Summary
holding that in a slip and fall case, a plaintiffs lack of knowledge regarding the cause of the slip and fall prima facie establishes defendants' entitlement to judgment as a matter of law
Summary of this case from Heavey v. Starbucks Coffee Co.Opinion
7431.
December 29, 2005.
Order, Supreme Court, New York County (Marcy S. Friedman, J.), entered August 12, 2004, which granted defendants' motions for summary judgment dismissing the complaint, unanimously affirmed, without costs.
Before: Tom, J.P., Friedman, Nardelli and Sweeny, JJ., concur.

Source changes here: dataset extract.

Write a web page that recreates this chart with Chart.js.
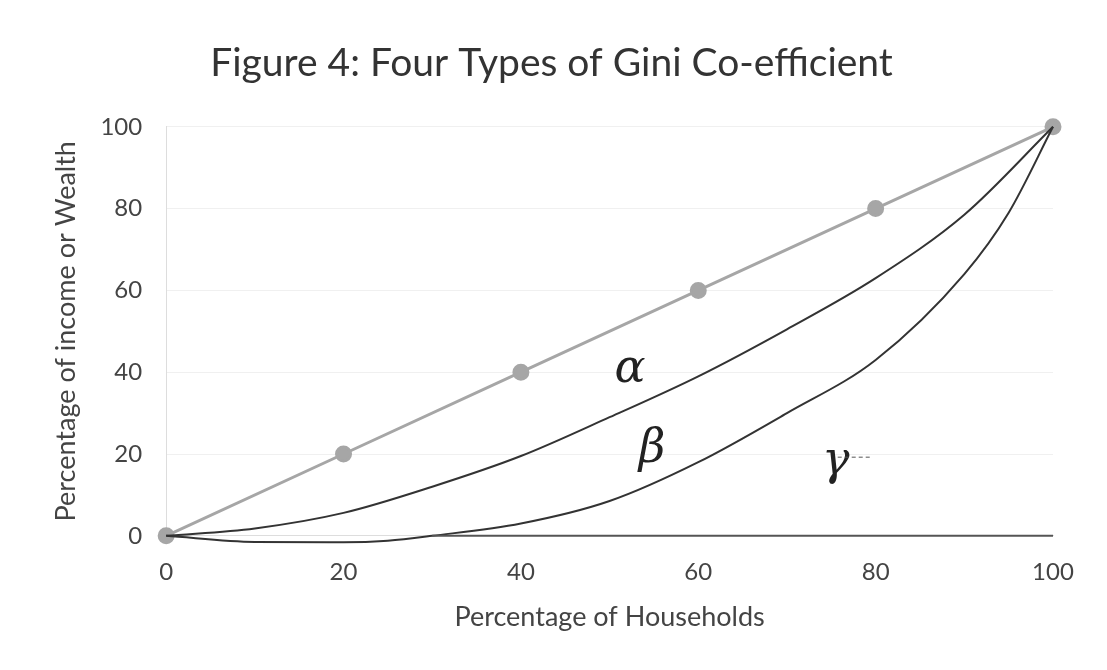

Although plaintiff's pleadings allege that he slipped and fell on a wet ramp leading to the parking garage, his deposition testimony that he does not recollect any slippery or wet conditions on the ramp as he walked down it to get his car, and that he simply does not know what caused him to slip and fall, prima facie establishes defendants' entitlement to judgment as a matter of law ( see Burnstein v. Mandalay Caterers, 306 AD2d 428). Plaintiff's testimony that an hour before the accident, he observed water being sprayed from a hose and wet tire tracks going down the ramp does not permit a reasonable inference that water was present when, and on the part of the ramp where, he fell ( see generally Schneider v. Kings Highway Hosp. Ctr., 67 NY2d 743, 744). On this record, a verdict in plaintiff's favor would rest on pure speculation ( compare Affenito v. PJC 90th St., 5 AD3d 243, with Kane v. Estia Greek Rest., 4 AD3d 189).